Davey Morse comments on How do we solve the alignment problem?

Davey Morse 14 Feb 2025 5:53 UTC
1 point
0
Ah, but I think every AI which does have that goal (self capability improvement) would have a reason to cooperate to prevent any regulations on their self-modification.
At first, I think your expectation that “most AIs wouldn’t self-modify that much” is fair, especially nearer in the future where/if humans still have influence in ensuring that AI doesn’t self modify.
Ultimately however, it seems we’ll have a hard time preventing self-modifying agents from coming around, given that
1. autonomy in agents seems selected for by the market, which wants cheaper labor that autonomous agents can provide
2. agi labs aren’t the only places powerful enough to produce autonomous agents, now that thousands of developers have access to the ingredients (eg R1) to create self-improving codebases. it’s expect each of the thousands of independent actors who can make self-modifying agents won’t do so.

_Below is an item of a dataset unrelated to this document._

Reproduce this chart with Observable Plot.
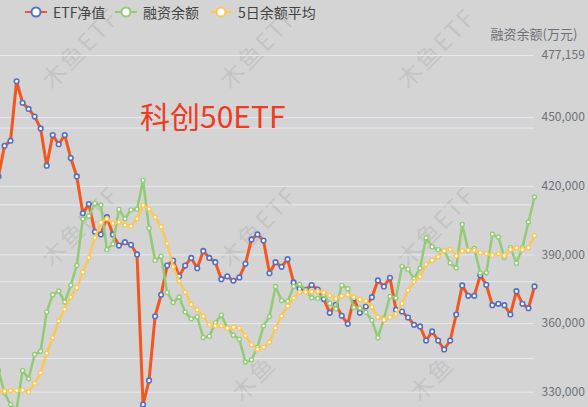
<!DOCTYPE html>
<html>
<head>
<meta charset="utf-8">
<script src="https://cdn.jsdelivr.net/npm/d3@7"></script>
<script src="https://cdn.jsdelivr.net/npm/@observablehq/plot@0.6"></script>
<style>
  html, body { margin: 0; padding: 0; background: #d4d4d4; }
  #wrap { position: relative; width: 588px; height: 407px; overflow: hidden; background: #d4d4d4;
          font-family: "Noto Sans CJK SC", "Noto Sans", sans-serif; }
  #chart { position: absolute; left: -2px; top: 0; }
  #wm { position: absolute; left: 0; top: 0; }
  #legend { position: absolute; top: 2px; left: 0; height: 20px; font-size: 14px; color: #444; }
  .item { position: absolute; top: 0; display: flex; align-items: center; height: 20px; white-space: nowrap; }
  .item svg { margin-right: 6px; flex: none; }
  #ylabel { position: absolute; left: 534px; top: 24px; transform: translateX(-50%); font-size: 13px; color: #6e7079; white-space: nowrap; }
  #title { position: absolute; left: 140px; top: 93px; font-size: 30px; color: #ee3b24; white-space: nowrap; }
</style>
</head>
<body>
<div id="wrap">
  <svg id="wm" width="588" height="407" font-family="Noto Sans CJK SC, sans-serif" font-size="24" fill="rgba(110,110,110,0.17)" text-anchor="middle" dominant-baseline="middle" letter-spacing="2">
    <text transform="translate(82,50) rotate(-46)">木鱼ETF</text>
    <text transform="translate(260,50) rotate(-46)">木鱼ETF</text>
    <text transform="translate(438,50) rotate(-46)">木鱼ETF</text>
    <text transform="translate(82,228) rotate(-46)">木鱼ETF</text>
    <text transform="translate(260,228) rotate(-46)">木鱼ETF</text>
    <text transform="translate(438,228) rotate(-46)">木鱼ETF</text>
    <text transform="translate(255,380) rotate(-46)">木鱼</text>
    <text transform="translate(433,380) rotate(-46)">木鱼</text>
  </svg>
  <div id="chart"></div>
  <div id="legend"></div>
  <div id="ylabel">融资余额(万元)</div>
  <div id="title">科创50ETF</div>
</div>
<script>
// ---- data ----
const seriesNames = ["ETF净值", "融资余额", "5日余额平均"];

const etfNav = [
  1.337,1.377,1.3835,1.461,1.433,1.425,1.415,1.3995,1.351,1.391,
  1.379,1.391,1.361,1.337,1.289,1.301,1.265,1.2615,1.284,1.2615,
  1.247,1.2515,1.248,1.2355,1.040,1.0715,1.155,1.183,1.221,1.2276,
  1.207,1.221,1.231,1.2176,1.240,1.231,1.2254,1.2033,1.207,1.2012,
  1.2055,1.2233,1.255,1.2615,1.2536,1.211,1.2254,1.2194,1.2293,1.199,
  1.1908,1.1895,1.1957,1.1898,1.1775,1.1595,1.170,1.1556,1.1452,1.1781,
  1.1595,1.1677,1.1798,1.2016,1.1938,1.2051,1.1634,1.1612,1.1534,1.1439,
  1.1417,1.1234,1.1352,1.1234,1.1117,1.1234,1.1573,1.1951,1.1816,1.1816,
  1.2085,1.196,1.1694,1.1712,1.1694,1.1573,1.1876,1.1712,1.1655,1.1938
];

const marginBalance = [
  339500,329600,324600,322400,339500,335900,346500,347900,365000,372600,
  374200,369400,376700,385400,405700,407000,412500,411800,392300,394800,
  409900,405800,409700,410000,422600,401700,387600,389400,373600,369200,
  371600,365000,362100,362900,353900,354400,360300,363700,358100,354900,
  353100,343200,344200,349600,359000,363100,376200,370100,369700,376200,
  377200,374500,371300,371000,372700,368800,366400,376700,375200,367000,
  366800,364900,361400,353800,362200,371900,371200,385000,383700,379600,
  384200,397500,393600,392300,392000,386500,384300,403300,391800,392800,
  382100,382200,399000,397800,388900,393200,386400,393200,404400,415300
];

const avg5Balance = [
  330300,330400,330600,330700,330800,330100,333900,338500,347000,353800,
  361100,366300,371600,375700,382400,388900,397500,404200,405800,403800,
  404300,403100,402500,405800,411700,410100,406500,402300,395000,384800,
  378500,373700,368300,366000,363200,359600,359000,359000,358000,358400,
  358000,354800,350700,348700,349600,351800,358100,363300,367700,371100,
  373700,373700,373900,374000,373600,372300,370900,371900,372600,371600,
  370500,369900,367200,362800,361700,362800,364100,368700,374600,378300,
  380500,385800,387600,389200,391800,392400,389600,391700,392000,392000,
  390900,390500,389800,390500,389700,392300,393000,392300,393200,398400
];

// right axis (融资余额, 万元)
const balanceTicks = [330000, 360000, 390000, 420000, 450000, 477159];
const balanceDomain = [323310, 477159];
// hidden left axis (ETF净值)
const etfTicks = [1.1, 1.2, 1.3, 1.4];
const etfDomain = [1.0362, 1.4945];

const colors = { etfLine: "#f4561f", etfDot: "#5470c6", bal: "#91cc75", avg: "#fac858" };

// ---- build table ----
const rows = etfNav.map((v, i) => ({ i, etf: v, bal: marginBalance[i], avg: avg5Balance[i] }));
// map ETF axis onto the same pixel range as the balance axis
const etfToBal = d3.scaleLinear().domain(etfDomain).range(balanceDomain);

const chart = Plot.plot({
  width: 590,
  height: 407,
  marginTop: 55,
  marginBottom: 0,
  marginLeft: 0,
  marginRight: 54,
  style: { background: "transparent", maxWidth: "none", overflow: "visible",
           fontFamily: "'Noto Sans CJK SC', 'Noto Sans', sans-serif" },
  x: { domain: [0, rows.length - 1], axis: null },
  y: { domain: balanceDomain, axis: null },
  marks: [
    Plot.ruleY(balanceTicks, { stroke: "#e6e9f1", strokeWidth: 1 }),
    Plot.ruleY(etfTicks, { y: d => etfToBal(d), stroke: "#e6e9f1", strokeWidth: 1 }),
    Plot.axisY(balanceTicks, { anchor: "right", tickSize: 0, tickPadding: 7, tickFormat: d3.format(","),
                               fontSize: 12, color: "#6e7079", label: null }),
    Plot.line(rows, { x: "i", y: d => etfToBal(d.etf), stroke: colors.etfLine, strokeWidth: 3 }),
    Plot.dot(rows, { x: "i", y: d => etfToBal(d.etf), r: 2.3, fill: "white", stroke: colors.etfDot, strokeWidth: 1.6 }),
    Plot.line(rows, { x: "i", y: "bal", stroke: colors.bal, strokeWidth: 2.5 }),
    Plot.dot(rows, { x: "i", y: "bal", r: 2, fill: "white", stroke: colors.bal, strokeWidth: 1.4 }),
    Plot.line(rows, { x: "i", y: "avg", stroke: colors.avg, strokeWidth: 2.5 }),
    Plot.dot(rows, { x: "i", y: "avg", r: 2, fill: "white", stroke: colors.avg, strokeWidth: 1.4 })
  ]
});
document.getElementById("chart").appendChild(chart);

// ---- legend ----
const legendItems = [
  { name: seriesNames[0], line: colors.etfLine, dot: colors.etfDot, left: 25 },
  { name: seriesNames[1], line: colors.bal, dot: colors.bal, left: 115 },
  { name: seriesNames[2], line: colors.avg, dot: colors.avg, left: 210 }
];
const legend = document.getElementById("legend");
for (const it of legendItems) {
  const d = document.createElement("div");
  d.className = "item";
  d.style.left = it.left + "px";
  d.innerHTML = `<svg width="22" height="14"><line x1="0" x2="22" y1="7" y2="7" stroke="${it.line}" stroke-width="2"/>` +
    `<circle cx="11" cy="7" r="4.5" fill="white" stroke="${it.dot}" stroke-width="2"/></svg><span>${it.name}</span>`;
  legend.appendChild(d);
}
</script>
</body>
</html>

3. the agents which end up surviving the most will ultimately be those which are trying to, ie the most capable agents won’t have goals other than making themselves most capable.
it’s only because I believe self-modifying agents are inevitable that I also believe that superintelligence will only contribute to human flourishing if it sees human flourishing as good for its survival/its self. (I think this is quite possible.)